# Win10 Ordner mit Passwort schützen



## CByte (6. Juni 2018)

*Win10 Ordner mit Passwort schützen*

Hallo an alle.

Ich suche eine Möglichkeit bei Windows 10
Ordner mit einem Passwort zu versehen.
Egal ob mit Tools oder Windows eigenen Sachen.

Ziel ist es.
Doppelklick auf Ordner...Passwort eingeben...Ordner öffnet sich.

Ich möchte nichts verschlüsseln und auch KEIN Archiv anlegen (*.rar, *.zip etc.)
Nur der Ordner mit Passwort.

Gibt es da etwas das ihr empfehlen könnt? Oder irgendeine Möglichkeit.
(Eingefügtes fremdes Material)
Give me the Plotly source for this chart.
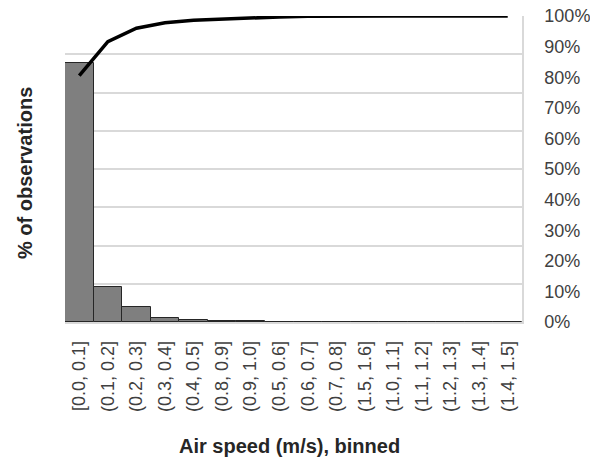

Freue mich auf eure Antworten.
Danke!


----------



## Incredible Alk (6. Juni 2018)

*AW: Win10 Ordner mit Passwort schützen*

Geht es nur um Zugriffsschutz?

Du machstn Rechtsklick auf den Ordner, gehst auf Eigenschaften --> Sicherheit und erlaubst nur dem Administrator (dir) den Zugriff bzw. entziehst allen anderen Konten den Zugriff. Wenn du dann mit einem anderen Konto (das du/andere Nutzer dann nutzen) in den Ordner willst musste das Administratorkennwort dafür eingeben. Das schützt deine Dateien aber nicht vor einem Zugriff eines sagen wir mal etwas versierteren Menschen mit Zugriff auf deinen PC - dafür müsstest du verschlüsseln.


----------



## lunaticx (7. Juni 2018)

*AW: Win10 Ordner mit Passwort schützen*

Gibt so nicht ... 

Entweder du machst es über die NTFS-Berechtigung wie Alk beschrieben hat ....

Oder eben verschlüsseln mit VeraCrypt oder ähnlichem.


----------



## CByte (7. Juni 2018)

*AW: Win10 Ordner mit Passwort schützen*



Incredible Alk schrieb:


> Geht es nur um Zugriffsschutz?



Ja eigentlich nur reiner Zugriffsschutz.
Ich hatte vorher die Sache mit Benutzerkonten gelöst.
Dachte aber bzw. hatte gehofft es geht komfortabler.


----------



## Incredible Alk (7. Juni 2018)

*AW: Win10 Ordner mit Passwort schützen*

Naja es gibt durchaus diverse Tools die dir einzelne Ordner mit nem Passwortschutz versehen oder verstecken oder beides. Das Ding ist nur dass ich persönlich hier keine Drittanbietertools verwenden würde bei der aktuellen neumodischen Updatepolitik von Microsoft. Mir wäre die Gefahr da viel zu hoch dass ein gelockter Ordner nach einem Windowszwangsupdate für immer weg ist weil das Tool nicht mehr funktioniert nach dem Update 

Ich nutze für all das VeraCrypt. Ist dann eben mehr als reiner Zugriffsschutz, kann aber je nach Anwendungsszenario auch umständlich sein.


----------



## RyzA (9. Juni 2018)

*AW: Win10 Ordner mit Passwort schützen*



			
				Incredible Alk;9381938  schrieb:
			
		

> Mir wäre die Gefahr da viel zu hoch dass ein gelockter Ordner nach einem Windowszwangsupdate für immer weg ist weil das Tool nicht mehr funktioniert nach dem Update


Ich kenne jemanden der hatte mal seine komplette Festplatte verschlüsselt und ist da nicht mehr dran gekommen.


----------



## CByte (11. Juni 2018)

*AW: Win10 Ordner mit Passwort schützen*

Ich habe mich jetzt doch wieder für die guten alten Benutzerkonten entschieden.
Ist wohl das einfachste.

Ich danke euch aber für eure Hilfe und Hinweise. 
Sonst hätte ich vielleicht noch mit irgendwelchen komplizierten verschlüsselungen
und Tools angefangen die alles dann doch irgendwie "schlimmer" machen.


----------